[Problem details] Of the lines in this material, how many contain "chart"? Answer with a single number only.

--------------------------------------------------

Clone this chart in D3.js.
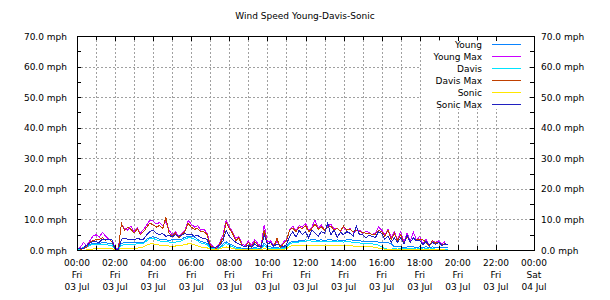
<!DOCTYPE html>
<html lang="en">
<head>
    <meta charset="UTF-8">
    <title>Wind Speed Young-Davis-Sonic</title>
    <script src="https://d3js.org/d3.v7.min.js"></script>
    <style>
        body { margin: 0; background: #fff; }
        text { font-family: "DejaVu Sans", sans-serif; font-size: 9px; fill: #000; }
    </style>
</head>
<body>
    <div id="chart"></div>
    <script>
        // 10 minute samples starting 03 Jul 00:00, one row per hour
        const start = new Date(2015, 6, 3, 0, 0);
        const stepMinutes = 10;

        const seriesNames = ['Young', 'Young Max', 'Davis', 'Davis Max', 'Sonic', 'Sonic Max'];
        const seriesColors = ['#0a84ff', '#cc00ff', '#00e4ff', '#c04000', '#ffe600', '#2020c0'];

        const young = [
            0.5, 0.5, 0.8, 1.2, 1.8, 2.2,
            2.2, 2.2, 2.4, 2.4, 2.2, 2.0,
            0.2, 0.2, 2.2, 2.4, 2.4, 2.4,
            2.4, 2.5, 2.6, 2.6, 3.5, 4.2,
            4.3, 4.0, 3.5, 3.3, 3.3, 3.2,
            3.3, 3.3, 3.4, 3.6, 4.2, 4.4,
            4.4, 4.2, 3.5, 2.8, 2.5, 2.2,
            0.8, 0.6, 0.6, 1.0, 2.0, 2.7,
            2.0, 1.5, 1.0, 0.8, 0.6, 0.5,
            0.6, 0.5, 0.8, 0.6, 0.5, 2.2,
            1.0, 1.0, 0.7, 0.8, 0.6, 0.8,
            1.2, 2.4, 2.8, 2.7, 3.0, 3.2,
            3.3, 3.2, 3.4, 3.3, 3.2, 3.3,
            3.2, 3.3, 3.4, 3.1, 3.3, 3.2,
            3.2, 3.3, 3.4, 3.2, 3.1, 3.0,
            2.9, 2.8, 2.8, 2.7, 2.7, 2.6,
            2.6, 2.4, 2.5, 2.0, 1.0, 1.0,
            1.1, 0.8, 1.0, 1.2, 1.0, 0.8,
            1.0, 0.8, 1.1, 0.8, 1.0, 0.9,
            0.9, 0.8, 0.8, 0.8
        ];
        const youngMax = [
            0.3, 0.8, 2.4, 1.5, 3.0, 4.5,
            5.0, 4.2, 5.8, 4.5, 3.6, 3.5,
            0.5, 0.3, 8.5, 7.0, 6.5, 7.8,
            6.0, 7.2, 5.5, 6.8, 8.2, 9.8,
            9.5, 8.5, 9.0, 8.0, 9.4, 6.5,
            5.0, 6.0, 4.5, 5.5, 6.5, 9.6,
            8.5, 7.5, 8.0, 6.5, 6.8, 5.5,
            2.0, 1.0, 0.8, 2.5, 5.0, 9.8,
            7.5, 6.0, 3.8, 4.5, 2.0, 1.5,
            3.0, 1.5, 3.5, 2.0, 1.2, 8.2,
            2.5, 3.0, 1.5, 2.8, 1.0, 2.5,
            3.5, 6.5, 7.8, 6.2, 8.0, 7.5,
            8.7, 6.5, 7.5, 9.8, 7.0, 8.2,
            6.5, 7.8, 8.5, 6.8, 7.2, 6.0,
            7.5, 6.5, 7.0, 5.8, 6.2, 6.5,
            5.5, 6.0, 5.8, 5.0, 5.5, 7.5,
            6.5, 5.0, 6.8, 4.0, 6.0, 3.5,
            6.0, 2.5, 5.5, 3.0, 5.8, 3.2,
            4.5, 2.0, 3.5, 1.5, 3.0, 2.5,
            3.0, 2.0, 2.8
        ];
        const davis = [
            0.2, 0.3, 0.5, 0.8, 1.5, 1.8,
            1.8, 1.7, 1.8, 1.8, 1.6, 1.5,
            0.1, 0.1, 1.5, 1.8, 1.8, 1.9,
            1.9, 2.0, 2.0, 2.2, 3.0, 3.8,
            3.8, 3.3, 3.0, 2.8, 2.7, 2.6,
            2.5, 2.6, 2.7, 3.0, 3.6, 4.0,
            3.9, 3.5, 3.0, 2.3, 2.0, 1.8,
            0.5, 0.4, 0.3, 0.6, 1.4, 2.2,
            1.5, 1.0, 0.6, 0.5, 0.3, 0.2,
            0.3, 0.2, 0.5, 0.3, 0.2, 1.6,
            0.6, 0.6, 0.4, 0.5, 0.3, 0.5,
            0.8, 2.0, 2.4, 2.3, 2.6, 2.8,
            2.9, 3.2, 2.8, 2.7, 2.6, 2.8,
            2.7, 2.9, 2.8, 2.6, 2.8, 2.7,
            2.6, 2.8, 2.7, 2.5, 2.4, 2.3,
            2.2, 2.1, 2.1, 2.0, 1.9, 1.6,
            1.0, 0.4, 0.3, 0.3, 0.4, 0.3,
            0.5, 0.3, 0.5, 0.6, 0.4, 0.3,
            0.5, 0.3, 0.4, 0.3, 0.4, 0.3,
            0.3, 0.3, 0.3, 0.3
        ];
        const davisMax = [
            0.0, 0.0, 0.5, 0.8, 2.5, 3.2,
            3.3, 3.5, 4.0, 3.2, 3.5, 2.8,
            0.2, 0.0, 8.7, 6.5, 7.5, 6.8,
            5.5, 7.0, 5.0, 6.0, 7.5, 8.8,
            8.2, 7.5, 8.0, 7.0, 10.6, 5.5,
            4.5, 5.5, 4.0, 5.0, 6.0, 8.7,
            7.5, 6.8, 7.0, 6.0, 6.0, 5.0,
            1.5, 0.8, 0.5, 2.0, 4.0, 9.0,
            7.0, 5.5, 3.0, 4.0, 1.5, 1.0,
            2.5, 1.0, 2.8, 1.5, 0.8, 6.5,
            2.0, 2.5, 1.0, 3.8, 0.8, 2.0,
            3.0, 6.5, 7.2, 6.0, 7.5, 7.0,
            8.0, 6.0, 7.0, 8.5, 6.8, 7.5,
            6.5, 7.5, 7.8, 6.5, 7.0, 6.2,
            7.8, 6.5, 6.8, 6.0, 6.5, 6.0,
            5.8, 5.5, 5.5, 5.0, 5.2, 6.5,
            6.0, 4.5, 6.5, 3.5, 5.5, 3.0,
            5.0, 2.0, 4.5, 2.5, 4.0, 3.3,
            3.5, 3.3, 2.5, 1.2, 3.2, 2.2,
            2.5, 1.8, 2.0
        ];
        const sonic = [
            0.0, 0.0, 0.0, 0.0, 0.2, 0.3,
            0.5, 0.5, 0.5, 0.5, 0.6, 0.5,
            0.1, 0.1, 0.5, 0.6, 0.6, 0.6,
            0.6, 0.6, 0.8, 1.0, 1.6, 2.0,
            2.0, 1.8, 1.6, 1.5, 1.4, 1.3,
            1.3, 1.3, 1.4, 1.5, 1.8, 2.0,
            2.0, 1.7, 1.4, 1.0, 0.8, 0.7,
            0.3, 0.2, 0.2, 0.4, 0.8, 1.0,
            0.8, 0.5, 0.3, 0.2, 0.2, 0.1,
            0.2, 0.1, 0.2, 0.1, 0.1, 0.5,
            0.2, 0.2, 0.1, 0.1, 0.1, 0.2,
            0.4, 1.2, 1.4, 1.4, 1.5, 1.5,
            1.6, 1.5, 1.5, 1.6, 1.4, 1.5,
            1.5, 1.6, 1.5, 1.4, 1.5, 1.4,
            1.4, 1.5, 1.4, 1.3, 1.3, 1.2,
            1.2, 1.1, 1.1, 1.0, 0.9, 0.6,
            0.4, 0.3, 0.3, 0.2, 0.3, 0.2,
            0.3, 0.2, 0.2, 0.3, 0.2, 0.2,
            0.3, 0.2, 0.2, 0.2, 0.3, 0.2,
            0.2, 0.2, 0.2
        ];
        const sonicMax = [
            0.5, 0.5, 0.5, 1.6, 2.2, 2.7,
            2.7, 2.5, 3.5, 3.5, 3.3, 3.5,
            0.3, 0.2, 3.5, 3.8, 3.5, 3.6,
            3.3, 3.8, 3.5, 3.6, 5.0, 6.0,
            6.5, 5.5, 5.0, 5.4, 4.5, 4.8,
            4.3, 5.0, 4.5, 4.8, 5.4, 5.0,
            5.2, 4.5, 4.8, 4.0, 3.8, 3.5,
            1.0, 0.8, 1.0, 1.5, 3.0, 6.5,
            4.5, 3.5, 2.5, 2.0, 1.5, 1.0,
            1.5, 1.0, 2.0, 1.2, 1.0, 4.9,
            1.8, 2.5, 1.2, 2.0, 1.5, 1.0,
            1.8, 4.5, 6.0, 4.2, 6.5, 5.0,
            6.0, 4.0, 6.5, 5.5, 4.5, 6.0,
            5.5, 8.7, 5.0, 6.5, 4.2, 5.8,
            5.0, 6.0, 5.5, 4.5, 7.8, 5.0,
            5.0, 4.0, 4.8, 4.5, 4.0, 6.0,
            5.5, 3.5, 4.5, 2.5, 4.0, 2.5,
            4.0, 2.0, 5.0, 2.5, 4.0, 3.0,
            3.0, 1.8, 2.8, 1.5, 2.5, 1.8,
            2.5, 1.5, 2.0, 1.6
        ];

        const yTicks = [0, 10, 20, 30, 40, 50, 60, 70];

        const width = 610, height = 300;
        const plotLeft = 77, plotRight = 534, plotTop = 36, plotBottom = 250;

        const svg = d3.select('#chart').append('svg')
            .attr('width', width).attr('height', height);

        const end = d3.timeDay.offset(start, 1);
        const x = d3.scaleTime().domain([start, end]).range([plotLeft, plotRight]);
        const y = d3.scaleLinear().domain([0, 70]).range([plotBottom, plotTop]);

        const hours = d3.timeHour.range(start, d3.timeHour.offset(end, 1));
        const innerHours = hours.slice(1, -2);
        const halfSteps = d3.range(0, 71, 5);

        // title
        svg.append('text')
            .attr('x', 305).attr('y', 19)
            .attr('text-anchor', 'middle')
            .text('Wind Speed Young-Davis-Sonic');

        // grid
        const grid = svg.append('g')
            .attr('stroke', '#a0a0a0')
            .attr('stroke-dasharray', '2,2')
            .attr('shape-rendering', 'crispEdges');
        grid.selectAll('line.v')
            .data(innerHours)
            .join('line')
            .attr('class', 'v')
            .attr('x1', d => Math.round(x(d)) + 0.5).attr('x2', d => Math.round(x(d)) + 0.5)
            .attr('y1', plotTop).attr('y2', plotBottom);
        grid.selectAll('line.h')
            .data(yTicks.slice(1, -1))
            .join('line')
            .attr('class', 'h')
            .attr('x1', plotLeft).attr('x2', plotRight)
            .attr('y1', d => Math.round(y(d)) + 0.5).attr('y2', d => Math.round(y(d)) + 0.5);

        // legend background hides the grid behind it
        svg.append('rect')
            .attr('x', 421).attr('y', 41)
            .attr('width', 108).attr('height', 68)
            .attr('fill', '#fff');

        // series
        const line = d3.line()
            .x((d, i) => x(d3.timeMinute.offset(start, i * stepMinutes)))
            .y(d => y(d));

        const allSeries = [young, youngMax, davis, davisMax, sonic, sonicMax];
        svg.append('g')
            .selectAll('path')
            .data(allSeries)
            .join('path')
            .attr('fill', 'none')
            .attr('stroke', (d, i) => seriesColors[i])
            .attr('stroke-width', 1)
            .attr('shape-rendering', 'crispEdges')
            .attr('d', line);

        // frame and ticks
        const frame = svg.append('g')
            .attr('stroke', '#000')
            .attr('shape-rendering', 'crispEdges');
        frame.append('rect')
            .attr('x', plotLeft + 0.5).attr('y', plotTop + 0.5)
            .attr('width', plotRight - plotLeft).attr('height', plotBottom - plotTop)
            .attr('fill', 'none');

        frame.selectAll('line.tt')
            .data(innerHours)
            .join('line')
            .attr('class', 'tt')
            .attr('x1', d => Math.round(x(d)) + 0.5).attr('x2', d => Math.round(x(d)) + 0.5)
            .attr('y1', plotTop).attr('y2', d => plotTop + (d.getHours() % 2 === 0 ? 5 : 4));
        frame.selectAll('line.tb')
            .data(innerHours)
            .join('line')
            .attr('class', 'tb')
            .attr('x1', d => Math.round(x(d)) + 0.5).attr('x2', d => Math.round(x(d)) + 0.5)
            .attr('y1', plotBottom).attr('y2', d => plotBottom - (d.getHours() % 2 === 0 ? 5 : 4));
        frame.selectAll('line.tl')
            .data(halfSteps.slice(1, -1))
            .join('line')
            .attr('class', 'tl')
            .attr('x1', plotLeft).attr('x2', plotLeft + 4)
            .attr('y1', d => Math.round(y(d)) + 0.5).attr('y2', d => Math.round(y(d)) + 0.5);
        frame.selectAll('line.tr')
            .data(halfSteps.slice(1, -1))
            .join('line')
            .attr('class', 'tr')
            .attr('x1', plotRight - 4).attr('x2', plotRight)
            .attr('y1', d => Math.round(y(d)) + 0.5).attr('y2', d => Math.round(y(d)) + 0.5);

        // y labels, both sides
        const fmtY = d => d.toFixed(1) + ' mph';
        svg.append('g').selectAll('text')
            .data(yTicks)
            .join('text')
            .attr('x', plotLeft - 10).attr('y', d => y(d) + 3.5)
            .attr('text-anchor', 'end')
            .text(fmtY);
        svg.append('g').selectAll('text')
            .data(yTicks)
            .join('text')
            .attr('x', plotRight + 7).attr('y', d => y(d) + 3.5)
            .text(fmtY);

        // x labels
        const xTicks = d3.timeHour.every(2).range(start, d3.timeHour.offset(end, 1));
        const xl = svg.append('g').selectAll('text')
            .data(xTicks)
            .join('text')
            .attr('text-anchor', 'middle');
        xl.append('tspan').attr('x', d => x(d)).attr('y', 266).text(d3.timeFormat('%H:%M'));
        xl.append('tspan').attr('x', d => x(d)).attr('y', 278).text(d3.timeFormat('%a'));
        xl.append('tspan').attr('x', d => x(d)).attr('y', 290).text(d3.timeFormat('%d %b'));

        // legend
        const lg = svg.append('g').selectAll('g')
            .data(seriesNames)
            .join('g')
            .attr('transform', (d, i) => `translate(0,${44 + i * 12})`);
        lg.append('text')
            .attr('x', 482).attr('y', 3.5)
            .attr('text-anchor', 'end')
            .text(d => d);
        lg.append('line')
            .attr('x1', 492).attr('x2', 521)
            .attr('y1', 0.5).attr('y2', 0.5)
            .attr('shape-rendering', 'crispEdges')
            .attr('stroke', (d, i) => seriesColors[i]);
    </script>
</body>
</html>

--------------------------------------------------

[Task result] 3